The plotted bias and discrimination thresholds therefore only represent
summary characteristics of the behavior, and while the thresholds are much
less constrained by the maximumlikelihood fit than the bias the
qualitative fits of both models are well accounting for the data. We think
that the quantitative imperfections of the fit are due to assumptions we
make (e.g. Gaussian noise) that are all reasonable, but not necessarily
true. We fully agree that a formal comparison of the two models and a
table with fitted parameters provides useful information which we will
include in the revised paper. Finally, we are currently extending our
dataset with more contrast levels that allow a better quantitative
characterization of the channels and the normalization parameters. It
is our ultimate goal to acquire behavioral data for more complex stimuli
and test models with more than two channels.
Assigned_reviewer_5 observes that only two out of six
thresholds for the combined stimuli show a substantial decrease compared
to the thresholds of the individual component stimuli. We would like to
point out that such behavior is typical for optimal (Bayesian)

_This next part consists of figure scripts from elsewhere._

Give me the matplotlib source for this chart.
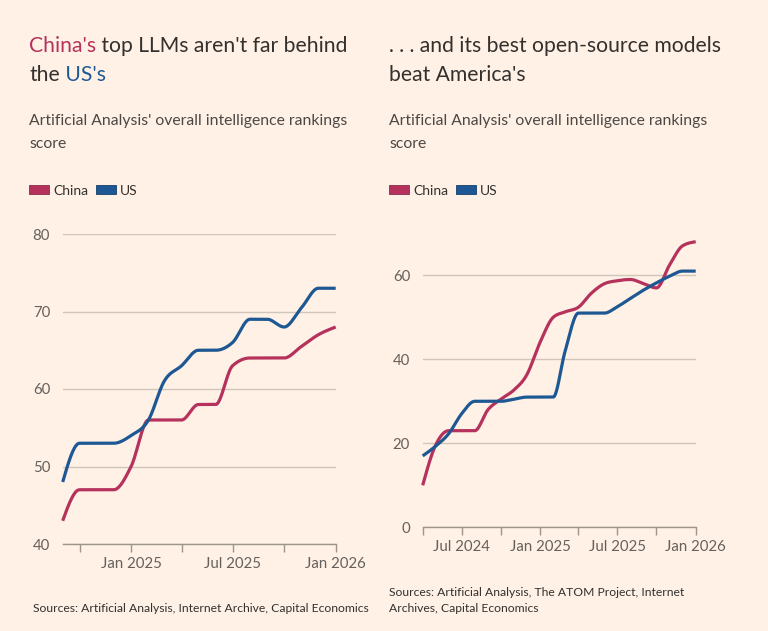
import matplotlib
matplotlib.use('Agg')
import matplotlib.pyplot as plt
import matplotlib.dates as mdates
from matplotlib.patches import Patch
import numpy as np
import pandas as pd

# data (monthly)
left_months = pd.date_range('2024-09-01', '2026-01-01', freq='MS')
left_china = [43, 47, 47, 47, 50, 56, 56, 56, 58, 58, 63, 64, 64, 64, 65.5, 67, 68]
left_us = [48, 53, 53, 53, 54, 56, 61, 63, 65, 65, 66, 69, 69, 68, 70.5, 73, 73]

right_months = pd.date_range('2024-04-01', '2026-01-01', freq='MS')
right_china = [10, 19.5, 23, 23, 23, 28, 30.5, 32.7, 36.3, 44, 50, 51.3, 52.4,
               55.7, 58, 58.7, 59, 58, 57, 62.5, 67, 68]
right_us = [17, 19.3, 22.3, 27, 30, 30, 30, 30.5, 31, 31, 31, 42, 51, 51, 51,
            52.5, 54.5, 56.5, 58.2, 59.8, 61, 61]

BG = '#FFF1E5'
RED = '#B5325D'
BLUE = '#1E5894'
DARK = '#33302E'
GREY = '#66605C'
FONT = ['Lato', 'DejaVu Sans']


def monotone(x, y, n=30):
    # monotone cubic curve, like d3.curveMonotoneX
    x = np.asarray(x, float)
    y = np.asarray(y, float)
    h = np.diff(x)
    s = np.diff(y) / h
    t = np.zeros(len(x))
    for i in range(1, len(x) - 1):
        p = (s[i - 1] * h[i] + s[i] * h[i - 1]) / (h[i - 1] + h[i])
        t[i] = (np.sign(s[i - 1]) + np.sign(s[i])) * min(abs(s[i - 1]), abs(s[i]), 0.5 * abs(p))
    t[0] = (3 * s[0] - t[1]) / 2
    t[-1] = (3 * s[-1] - t[-2]) / 2
    xs, ys = [], []
    for i in range(len(x) - 1):
        u = np.linspace(0, 1, n, endpoint=(i == len(x) - 2))
        h00 = 2 * u**3 - 3 * u**2 + 1
        h10 = u**3 - 2 * u**2 + u
        h01 = -2 * u**3 + 3 * u**2
        h11 = u**3 - u**2
        xs.append(x[i] + u * h[i])
        ys.append(h00 * y[i] + h10 * h[i] * t[i] + h01 * y[i + 1] + h11 * h[i] * t[i + 1])
    return np.concatenate(xs), np.concatenate(ys)


plt.rcParams['font.family'] = FONT
fig = plt.figure(figsize=(7.68, 6.31), dpi=100, facecolor=BG)

W, H = 768, 631


def fx(px):
    return px / W


def fy(py):
    return 1 - py / H


def month_fmt(x, pos):
    d = mdates.num2date(x)
    return d.strftime('%b %Y') if d.month in (1, 7) else ''


def style_axes(ax, months, yticks, ylim, tick_months):
    ax.set_facecolor(BG)
    for side in ('top', 'right', 'left'):
        ax.spines[side].set_visible(False)
    ax.spines['bottom'].set_color('#9d948c')
    ax.spines['bottom'].set_linewidth(1)
    ax.set_xlim(mdates.date2num(months[0]), mdates.date2num(months[-1]))
    ax.set_ylim(*ylim)
    ax.set_yticks(yticks)
    ax.grid(axis='y', color='#cfc5ba', linewidth=1)
    ax.set_axisbelow(True)
    ax.xaxis.set_major_locator(mdates.MonthLocator(bymonth=tick_months))
    ax.xaxis.set_major_formatter(plt.FuncFormatter(month_fmt))
    ax.tick_params(axis='x', length=6, width=1, color='#9d948c', pad=3.5,
                   labelsize=10.8, labelcolor=GREY)
    ax.tick_params(axis='y', length=0, pad=9, labelsize=10.8, labelcolor=GREY)


def draw_lines(ax, months, china, us):
    xn = mdates.date2num(months)
    for vals, col in ((china, RED), (us, BLUE)):
        sx, sy = monotone(xn, vals)
        ax.plot(sx, sy, color=col, linewidth=2.3, solid_capstyle='butt', clip_on=False)


# left panel
axL = fig.add_axes([fx(62.7), fy(544), fx(273), 310 / H])
style_axes(axL, left_months, [40, 50, 60, 70, 80], (40, 80), [1, 4, 7, 10])
draw_lines(axL, left_months, left_china, left_us)

# right panel
axR = fig.add_axes([fx(422.7), fy(527.3), fx(273), 285.6 / H])
style_axes(axR, right_months, [0, 20, 40, 60], (0, 68), [1, 4, 7, 10])
draw_lines(axR, right_months, right_china, right_us)

# titles
TS = 15.2
t1 = fig.text(fx(29), fy(52), "China's", color=RED, fontsize=TS, va='baseline')
axL.annotate(" top LLMs aren't far behind", xy=(1, 0), xycoords=t1, va='bottom',
             fontsize=TS, color=DARK)
t2 = fig.text(fx(29), fy(81), "the", color=DARK, fontsize=TS, va='baseline')
axL.annotate(" US's", xy=(1, 0), xycoords=t2, va='bottom', fontsize=TS, color=BLUE)

fig.text(fx(389), fy(52), ". . . and its best open-source models", color=DARK,
         fontsize=TS, va='baseline')
fig.text(fx(389), fy(81), "beat America's", color=DARK, fontsize=TS, va='baseline')

# subtitles
SS = 11.35
for x0 in (29, 389):
    fig.text(fx(x0), fy(125.5), "Artificial Analysis' overall intelligence rankings",
             color='#4d4845', fontsize=SS, va='baseline')
    fig.text(fx(x0), fy(148.5), "score", color='#4d4845', fontsize=SS, va='baseline')

# legends
handles = [Patch(facecolor=RED, edgecolor='#8a2a48', linewidth=0.6, label='China'),
           Patch(facecolor=BLUE, edgecolor='#173f6a', linewidth=0.6, label='US')]
for ax, x0 in ((axL, 29), (axR, 389)):
    ax.legend(handles=handles, loc='center left', bbox_to_anchor=(fx(x0), fy(190.5)),
              bbox_transform=fig.transFigure, ncol=2, frameon=False, fontsize=10,
              handlelength=1.45, handleheight=0.66, handletextpad=0.3,
              columnspacing=0.55, borderpad=0, borderaxespad=0, labelcolor=DARK)

# sources
SRC = 8.7
fig.text(fx(33), fy(612.5), "Sources: Artificial Analysis, Internet Archive, Capital Economics",
         color=DARK, fontsize=SRC, va='baseline')
fig.text(fx(389), fy(596.5), "Sources: Artificial Analysis, The ATOM Project, Internet",
         color=DARK, fontsize=SRC, va='baseline')
fig.text(fx(389), fy(612.5), "Archives, Capital Economics",
         color=DARK, fontsize=SRC, va='baseline')

fig.savefig('out.png', dpi=100, facecolor=BG)
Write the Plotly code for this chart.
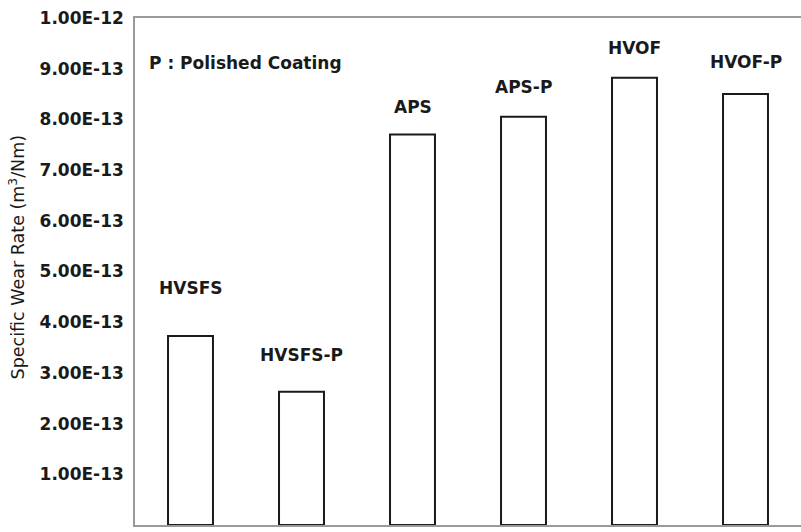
import plotly.graph_objects as go

# Specific wear rate of each coating (m^3/Nm)
coatings = ["HVSFS", "HVSFS-P", "APS", "APS-P", "HVOF", "HVOF-P"]
wear_rate = [3.73e-13, 2.63e-13, 7.70e-13, 8.05e-13, 8.82e-13, 8.50e-13]

# y-axis ticks
tick_vals = [i * 1e-13 for i in range(11)]
tick_text = ["0.00E+00"] + ["%d.00E-13" % i for i in range(1, 10)] + ["1.00E-12"]

# pixel offset of each category label above its bar
label_shift = [48, 37, 28, 30, 30, 32]

BOLD = dict(family="DejaVu Sans", size=17, color="#1a1a1a", weight="bold")

fig = go.Figure()
fig.add_trace(go.Bar(
    x=coatings, y=wear_rate,
    marker=dict(color="white", line=dict(color="#1a1a1a", width=2)),
    showlegend=False,
))

for name, val, dy in zip(coatings, wear_rate, label_shift):
    fig.add_annotation(x=name, y=val, text=name, showarrow=False,
                       yshift=dy, yanchor="middle", font=BOLD)

fig.add_annotation(x=0.018, xref="paper", y=0.911, yref="paper", xanchor="left",
                   yanchor="middle", text="P : Polished Coating", showarrow=False,
                   font=BOLD)

# y-axis title, drawn as a rotated annotation so it can sit slightly above centre
fig.add_annotation(x=-0.177, xref="paper", y=0.528, yref="paper",
                   xanchor="center", yanchor="middle", textangle=-90,
                   text="Specific Wear Rate (m<sup>3</sup>/Nm)", showarrow=False,
                   font=dict(family="DejaVu Sans", size=17.5, color="#1a1a1a"))

fig.update_layout(
    width=801, height=532,
    margin=dict(l=135, r=0, t=18, b=7),
    paper_bgcolor="white", plot_bgcolor="white",
    bargap=0.595,
    font=dict(family="DejaVu Sans", color="#1a1a1a"),
)
fig.update_xaxes(showticklabels=False, showline=True, linecolor="#9a9a9a", linewidth=1.5,
                 mirror=True, ticks="", showgrid=False)
fig.update_yaxes(range=[0, 1e-12], tickvals=tick_vals, ticktext=tick_text,
                 tickfont=BOLD,
                 showline=True, linecolor="#9a9a9a", linewidth=1.5, ticks="",
                 showgrid=False, zeroline=False, ticklabelstandoff=6)

fig.write_html("out.html")
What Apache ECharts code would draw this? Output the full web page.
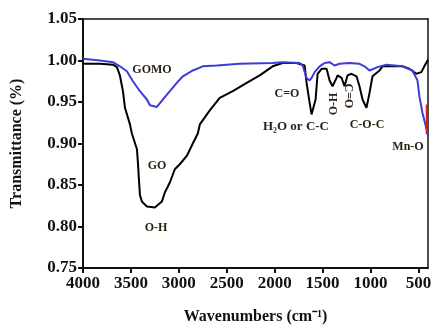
<!DOCTYPE html>
<html>
<head>
<meta charset="utf-8">
<script src="https://cdn.jsdelivr.net/npm/echarts@6/dist/echarts.min.js"></script>
<style>html,body{margin:0;padding:0;background:#fff}#c{width:435px;height:330px}</style>
</head>
<body>
<div id="c"></div>
<script>
// GO (black) spectrum: [wavenumber, transmittance]
const goWave = [4000,3823,3687,3646,3615,3583,3562,3510,3490,3437,3427,3417,3406,3385,3333,3250,3177,3146,3094,3042,2990,2917,2854,2802,2781,2677,2573,2437,2292,2156,2021,1917,1771,1688,1667,1635,1615,1573,1552,1510,1458,1427,1396,1354,1344,1302,1271,1240,1198,1146,1115,1083,1042,1010,979,906,875,802,667,594,521,469,438,400];
const goTrans = [0.996,0.996,0.995,0.992,0.982,0.963,0.943,0.923,0.912,0.893,0.877,0.858,0.838,0.830,0.824,0.823,0.830,0.841,0.853,0.869,0.875,0.885,0.900,0.912,0.923,0.940,0.955,0.963,0.973,0.982,0.993,0.997,0.997,0.994,0.973,0.949,0.935,0.953,0.984,0.990,0.990,0.976,0.969,0.979,0.982,0.979,0.969,0.982,0.984,0.981,0.969,0.953,0.943,0.961,0.981,0.988,0.993,0.993,0.993,0.990,0.984,0.986,0.993,1.001];
// GOMO (blue) spectrum
const gomoWave = [4000,3823,3687,3615,3542,3479,3406,3333,3302,3229,3167,3094,3021,2958,2854,2750,2604,2365,2021,1917,1740,1708,1667,1635,1615,1583,1531,1479,1427,1375,1323,1219,1115,1062,1010,927,833,667,563,510,490,458,417,400];
const gomoTrans = [1.002,1.000,0.998,0.993,0.987,0.975,0.963,0.953,0.946,0.944,0.953,0.963,0.973,0.981,0.988,0.993,0.994,0.996,0.997,0.998,0.997,0.994,0.979,0.976,0.979,0.986,0.993,0.997,0.998,0.994,0.996,0.997,0.996,0.993,0.988,0.992,0.995,0.993,0.988,0.976,0.957,0.937,0.918,0.910];
// small red artifact at the right edge
const redWave = [416,416];
const redTrans = [0.947,0.911];
// tick labels
const xTicks = [4000,3500,3000,2500,2000,1500,1000,500];

const zip = (a,b) => a.map((v,i) => [v,b[i]]);
const font = 'Liberation Serif';
const lblColor = '#2a1f10';
const chart = echarts.init(document.getElementById('c'));
const lbl = (text, px, py, rot, size) => ({
  type:'text', x:px, y:py, rotation: rot ? rot*Math.PI/180 : 0,
  style:{text, font:`bold ${size||12}px "${font}"`, fill:lblColor, align:'center', verticalAlign:'middle'}
});
chart.setOption({
  animation:false,
  grid:{left:83,right:7,top:19,bottom:55},
  xAxis:[{
    type:'value', min:400, max:4000, inverse:true,
    axisLine:{show:true,lineStyle:{color:'#111',width:2}},
    axisTick:{show:true,customValues:xTicks,length:5,inside:false,lineStyle:{color:'#111',width:2}},
    axisLabel:{customValues:xTicks,color:'#111',fontFamily:font,fontWeight:'bold',fontSize:17,margin:7,formatter:v=>String(v)},
    splitLine:{show:false},
    name:'Wavenumbers (cm⁻¹)', nameLocation:'middle', nameGap:41,
    nameTextStyle:{color:'#111',fontFamily:font,fontWeight:'bold',fontSize:16}
  },{
    type:'value', min:400, max:4000, inverse:true, position:'top',
    axisLine:{show:true,lineStyle:{color:'#111',width:1.5}},
    axisTick:{show:false}, axisLabel:{show:false}, splitLine:{show:false}
  }],
  yAxis:[{
    type:'value', min:0.75, max:1.05, interval:0.05,
    axisLine:{show:true,lineStyle:{color:'#111',width:2}},
    axisTick:{show:true,length:5,lineStyle:{color:'#111',width:2}},
    axisLabel:{color:'#111',fontFamily:font,fontWeight:'bold',fontSize:17,margin:6,formatter:v=>v.toFixed(2)},
    splitLine:{show:false},
    name:'Transmittance (%)', nameLocation:'middle', nameGap:58, nameRotate:90,
    nameTextStyle:{color:'#111',fontFamily:font,fontWeight:'bold',fontSize:16}
  },{
    type:'value', min:0.75, max:1.05, position:'right',
    axisLine:{show:true,lineStyle:{color:'#111',width:1.5}},
    axisTick:{show:false}, axisLabel:{show:false}, splitLine:{show:false}
  }],
  series:[
    {type:'line', data:zip(goWave,goTrans), showSymbol:false, lineStyle:{color:'#000',width:2}, z:2},
    {type:'line', data:zip(gomoWave,gomoTrans), showSymbol:false, lineStyle:{color:'#3c3cd8',width:2}, z:3},
    {type:'line', data:zip(redWave,redTrans), showSymbol:false, lineStyle:{color:'#e02020',width:1.5}, z:4}
  ],
  graphic:[
    lbl('GOMO',152,70),
    lbl('GO',157,166),
    lbl('O-H',156,228),
    lbl('C=O',287,94),
    lbl('H₂O or C-C',296,127,0,13),
    lbl('O-H',334,104,90),
    lbl('C=O',348,96,-90),
    lbl('C-O-C',367,125),
    lbl('Mn-O',408,147)
  ]
});
</script>
</body>
</html>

integration: the largest decrease in threshold is expected when individual
cues have the same level of uncertainty (i.e. threshold) whereas the
decrease in threshold can be small or negligible if the difference in cue
uncertainty is large. This is well reflected in the presented data. We
acknowledge, however, that the current dataset is limited in the sense
that it only provides two conditions of integration where a large
improvement in threshold is expected. As mentioned above, we are currently
expanding the dataset and aim to include more conditions where optimal
integration predicts larger decreases in threshold. We note that our
proposed model well predicts the inverse relationship between bias and
threshold (due to the slow speed prior), which is fairly strong evidence
in favor of a Bayesian model of cue integration. We agree, however, that
the current dataset does not provide strong constraints of the exact form
of integration. The current expansion of the dataset will allow us to
further distinguish between different models in this context.
Assigned_reviewer_6 first comments on the need for two exponents
in the normalization model rather than having one exponent for both
channels. Unfortunately and as already mentioned in the responses to the
reviewers above, our current database can not fully constrain all aspects
of the normalization model, particularly given that data for one of the
channels is limited to one contrast level. We expect that the new dataset
we are currently collecting will allow us to better constrain the single
and combined responses resulting in a common exponent for both channels.
The reviewer also comments on the lack of a quantitative model comparison.
As mentioned above, we will include such comparison in the revised version
of the paper. Last, the reviewer argues that the combined stimuli in our
experiment have higher contrast and therefore a decrease in threshold is
expected even in the absence of cue combination. We show that the
perceived speed of the combined stimuli does not depend on the total
contrast by demonstrating the independence on phase between the two simple
cues. We agree, however, that testing complex stimuli with the same total
contrast as simple stimuli would be a striking demonstration, and we
will consider this option for future work. As previously suggested, we
will add the values of the fit model parameters and a quantitative model
comparison in the revised paper.
Finally, we thank all three
reviewers for the careful reading and their numerous minor comments that
we will incorporate in the revision of the paper.
In summary, we
think that our work proposes an interesting extension of the Bayesian
model of speed perception. We demonstrate that the perceived speed of more
complex stimuli is well described by a Bayesian observer that combines
information form different spatiotemporal frequency channels. We agree,
however, that the current dataset might not provide sufficiently strong
constraints to absolutely determine the specifics of the integration
mechanism. We are currently expanding our dataset to resolve this issue.